━━━━━ RECORD LIST ━━━━━

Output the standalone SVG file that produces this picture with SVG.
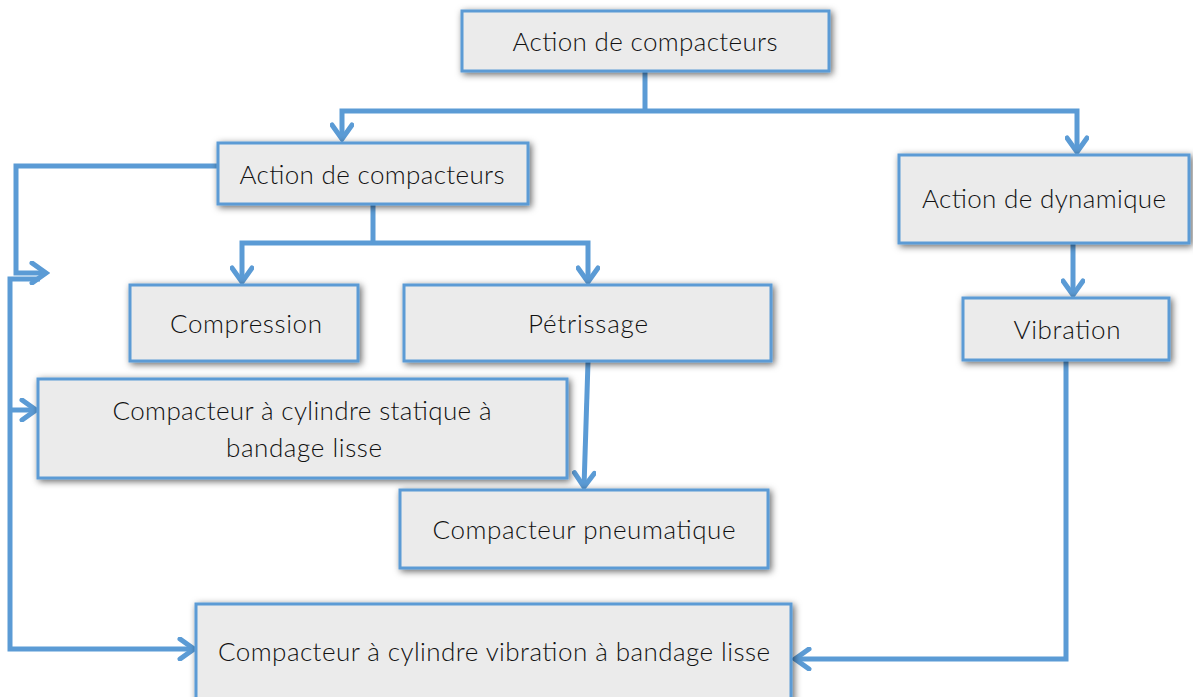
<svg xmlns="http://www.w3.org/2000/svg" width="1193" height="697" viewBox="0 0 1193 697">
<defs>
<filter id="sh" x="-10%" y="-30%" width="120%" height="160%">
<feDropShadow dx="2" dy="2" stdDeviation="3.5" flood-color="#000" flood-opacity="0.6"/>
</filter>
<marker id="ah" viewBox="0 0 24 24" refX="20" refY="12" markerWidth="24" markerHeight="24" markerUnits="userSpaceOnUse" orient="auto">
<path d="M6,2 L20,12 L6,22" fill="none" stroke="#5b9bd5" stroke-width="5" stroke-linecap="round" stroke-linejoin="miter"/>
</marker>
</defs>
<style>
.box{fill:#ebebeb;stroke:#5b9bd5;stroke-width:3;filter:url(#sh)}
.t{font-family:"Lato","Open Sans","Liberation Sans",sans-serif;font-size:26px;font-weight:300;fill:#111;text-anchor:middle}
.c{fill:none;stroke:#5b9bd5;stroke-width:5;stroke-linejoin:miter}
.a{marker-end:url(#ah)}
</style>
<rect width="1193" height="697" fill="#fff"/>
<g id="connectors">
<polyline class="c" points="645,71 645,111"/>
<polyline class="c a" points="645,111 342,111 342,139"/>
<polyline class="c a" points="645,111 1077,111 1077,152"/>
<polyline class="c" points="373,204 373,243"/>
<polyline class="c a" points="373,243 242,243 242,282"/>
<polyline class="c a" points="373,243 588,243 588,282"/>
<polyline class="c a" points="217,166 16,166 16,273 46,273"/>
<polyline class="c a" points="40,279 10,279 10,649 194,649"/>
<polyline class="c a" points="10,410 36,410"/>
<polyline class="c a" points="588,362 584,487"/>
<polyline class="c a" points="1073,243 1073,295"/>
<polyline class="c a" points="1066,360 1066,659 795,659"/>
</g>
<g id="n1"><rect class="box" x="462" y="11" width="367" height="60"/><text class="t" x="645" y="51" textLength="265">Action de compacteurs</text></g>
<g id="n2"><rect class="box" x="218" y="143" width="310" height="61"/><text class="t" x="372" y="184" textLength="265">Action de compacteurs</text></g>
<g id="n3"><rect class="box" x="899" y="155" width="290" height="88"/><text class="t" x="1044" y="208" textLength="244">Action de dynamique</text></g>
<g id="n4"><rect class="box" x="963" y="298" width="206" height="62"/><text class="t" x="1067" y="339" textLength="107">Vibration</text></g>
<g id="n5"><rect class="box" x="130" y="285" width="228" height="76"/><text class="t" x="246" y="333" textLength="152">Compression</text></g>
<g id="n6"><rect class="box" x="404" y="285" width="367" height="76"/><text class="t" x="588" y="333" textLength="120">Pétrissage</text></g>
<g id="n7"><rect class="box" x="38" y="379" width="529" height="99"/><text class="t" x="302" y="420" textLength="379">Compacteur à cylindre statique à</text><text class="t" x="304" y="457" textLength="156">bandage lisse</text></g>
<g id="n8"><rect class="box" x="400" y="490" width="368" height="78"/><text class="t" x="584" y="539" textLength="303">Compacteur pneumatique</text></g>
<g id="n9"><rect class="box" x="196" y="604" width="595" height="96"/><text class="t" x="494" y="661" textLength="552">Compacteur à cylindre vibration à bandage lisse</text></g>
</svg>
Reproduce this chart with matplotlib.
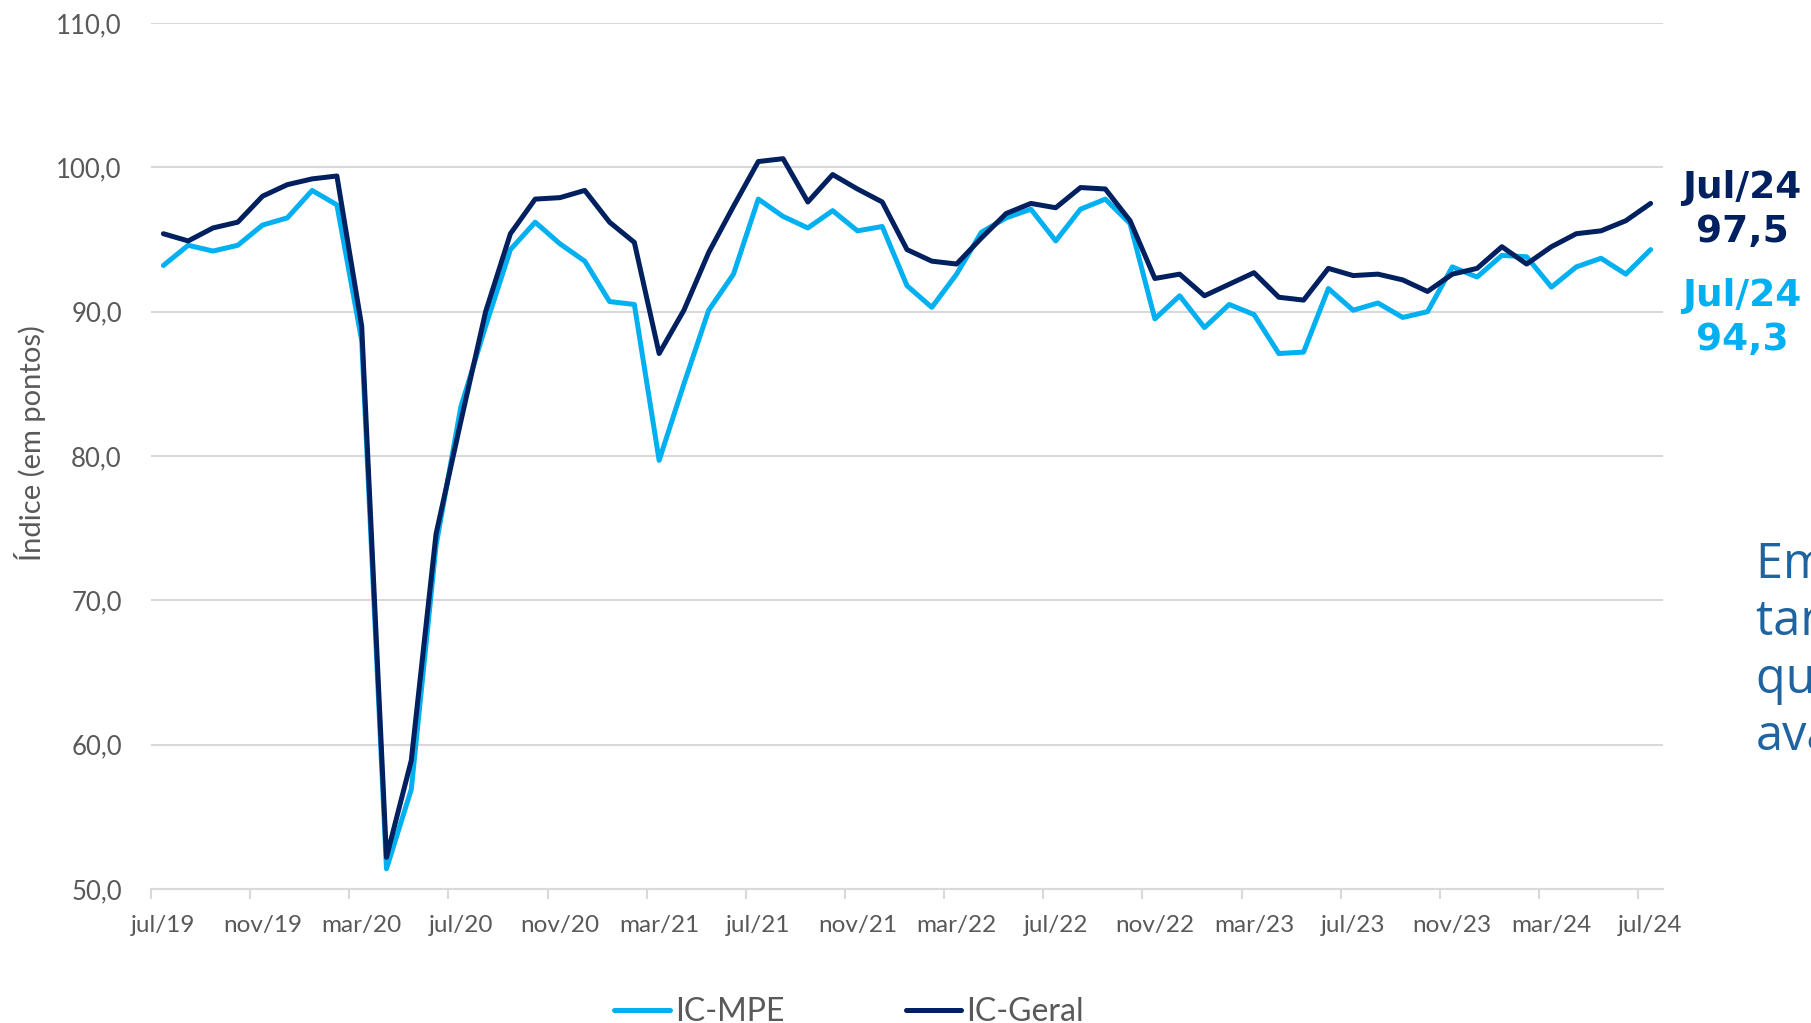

━━━━━

TASK DETAILS: Look over the records above and copy each line that includes the string "with".

SOLUTION FOR THIS PROBLEM:
Output the standalone SVG file that produces this picture with SVG.
Reproduce this chart with matplotlib.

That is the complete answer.